I think we're in a fertile time for databases, but it won't be noticed by the outside world for another couple of years. I think it's a fertile time for planting database seeds. And you're seeing that with Drizzle and the rest and I think you're going to see the fruits of that probably in a about a year.

CMSes are having a crisis of conscience trying to decide who they want to be. Part of what happens when CMSes get really popular is they build up these huge stables of plugins that are married to specific versions and then they have trouble moving forward, so what do they do? You're seeing that now with Drupal and Joomla's been sort of dealing with that too, but they're not as popular, so it's not that hard for them.

WordPress, they're seeing the kind of pressures, but in a different way. A lot of their customers are very marquee customers, so they're seeing more security attacks, they're seeing that kind of thing. And so they're having to reassess how they do security and plugins and that sort of thing and so you're seeing some anxiety there, but it's really good because we'll come out of it healthier.

It's a very fertile time for languages. I think that Go is great. Being able to help launch that, it's just a huge treat.

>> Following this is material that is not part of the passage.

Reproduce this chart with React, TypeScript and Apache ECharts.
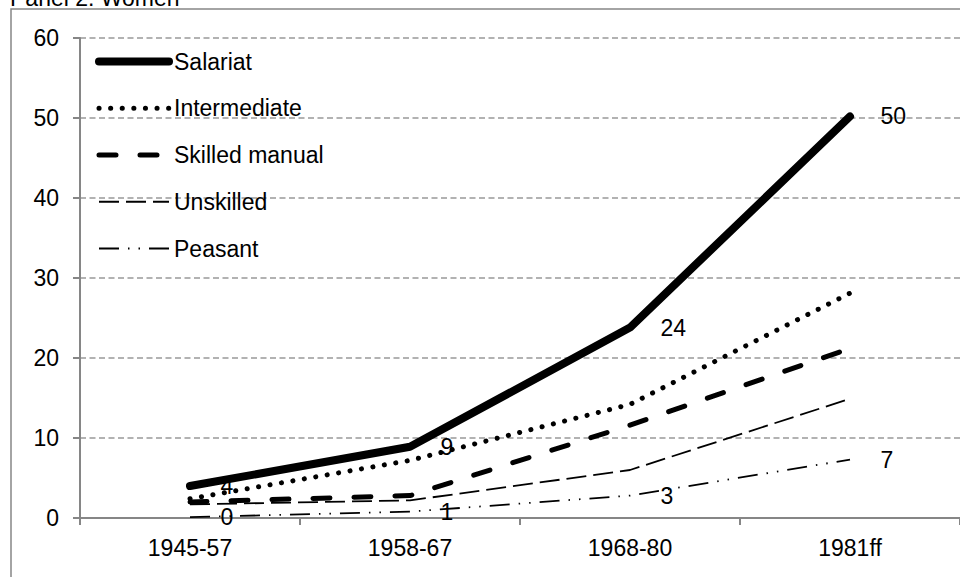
import React, { useEffect, useRef } from "react";
import * as echarts from "echarts";

const categories = ["1945-57", "1958-67", "1968-80", "1981ff"];
const salariat = [4.0, 8.9, 23.8, 50.2];
const intermediate = [2.4, 7.2, 14.2, 28.1];
const skilledManual = [2.0, 2.8, 11.6, 21.2];
const unskilled = [1.7, 2.2, 6.0, 14.9];
const peasant = [0.1, 0.8, 2.8, 7.3];
const title = "Panel 2: Women";

const FONT = "Liberation Sans, Arial, sans-serif";
const FS = 23;

export default function App() {
  const ref = useRef<HTMLDivElement>(null);
  useEffect(() => {
    if (!ref.current) return;
    const chart = echarts.init(ref.current, undefined, { renderer: "svg" });
    const labelOn = {
      show: true,
      position: "right",
      distance: 30,
      color: "#000",
      fontSize: FS,
      fontFamily: FONT,
      formatter: (p: any) => String(Math.round(p.value)),
    };
    const base = {
      type: "line",
      symbol: "circle",
      symbolSize: 1,
      showSymbol: true,
      itemStyle: { color: "rgba(0,0,0,0)" },
      silent: true,
    };
    chart.setOption({
      animation: false,
      backgroundColor: "#fff",
      textStyle: { fontFamily: FONT },
      graphic: [
        {
          type: "rect",
          shape: { x: 11, y: 9, width: 1100, height: 700 },
          style: { fill: "none", stroke: "#868686", lineWidth: 1.5 },
          z: -1,
        },
        {
          type: "text",
          x: 10,
          y: 9,
          style: {
            text: title,
            font: `${FS}px ${FONT}`,
            fill: "#000",
            textVerticalAlign: "bottom",
          },
        },
      ],
      grid: { left: 80, top: 38, bottom: 59, right: -12 },
      legend: {
        orient: "vertical",
        left: 95,
        top: 50,
        padding: 0,
        itemWidth: 70,
        itemHeight: 24,
        itemGap: 23.75,
        lineStyle: { width: "inherit", type: "inherit", cap: "inherit" },
        textStyle: { fontSize: FS, fontFamily: FONT, color: "#000" },
        data: ["Salariat", "Intermediate", "Skilled manual", "Unskilled", "Peasant"],
      },
      xAxis: {
        type: "category",
        data: categories,
        boundaryGap: true,
        axisLine: { lineStyle: { color: "#868686", width: 2 } },
        axisTick: { show: true, length: 7, lineStyle: { color: "#868686", width: 2 } },
        axisLabel: { color: "#000", fontSize: FS, fontFamily: FONT, margin: 18 },
        splitLine: { show: false },
      },
      yAxis: {
        type: "value",
        min: 0,
        max: 60,
        interval: 10,
        axisLine: { show: true, lineStyle: { color: "#868686", width: 2 } },
        axisTick: { show: true, length: 7, lineStyle: { color: "#868686", width: 2 } },
        axisLabel: { color: "#000", fontSize: FS, fontFamily: FONT, margin: 21 },
        splitLine: {
          show: true,
          lineStyle: { color: "#999", width: 1.6, type: [6, 3.5] },
        },
      },
      series: [
        {
          ...base,
          name: "Salariat",
          data: salariat,
          z: 6,
          lineStyle: { color: "#000", width: 8, cap: "round", join: "round" },
          label: labelOn,
        },
        {
          ...base,
          name: "Intermediate",
          data: intermediate,
          z: 5,
          lineStyle: { color: "#000", width: 5, type: [0.1, 11.5], cap: "round" },
        },
        {
          ...base,
          name: "Skilled manual",
          data: skilledManual,
          z: 4,
          lineStyle: { color: "#000", width: 5, type: [17, 24], cap: "round" },
        },
        {
          ...base,
          name: "Unskilled",
          data: unskilled,
          z: 3,
          lineStyle: { color: "#000", width: 1.8, type: [20, 7] },
        },
        {
          ...base,
          name: "Peasant",
          data: peasant,
          z: 2,
          lineStyle: { color: "#000", width: 1.8, type: [20, 9, 1.5, 9, 1.5, 9] },
          label: labelOn,
        },
      ],
    });
    return () => chart.dispose();
  }, []);
  return (
    <div
      ref={ref}
      style={{ position: "fixed", left: 0, top: 0, width: 960, height: 577, background: "#fff" }}
    />
  );
}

TM: Have you played around with it much?

CD: A little bit. I've done “hello world”-type stuff, some simple server stuff, but nothing I'd consider awesome work, worthy of discussion. But it's pretty interesting. I've built some play Android programs too. The mobile space is extremely interesting for open source and a place where we can have a foothold that will never go away, which I think will be really good for consumers and really good for the world. Period.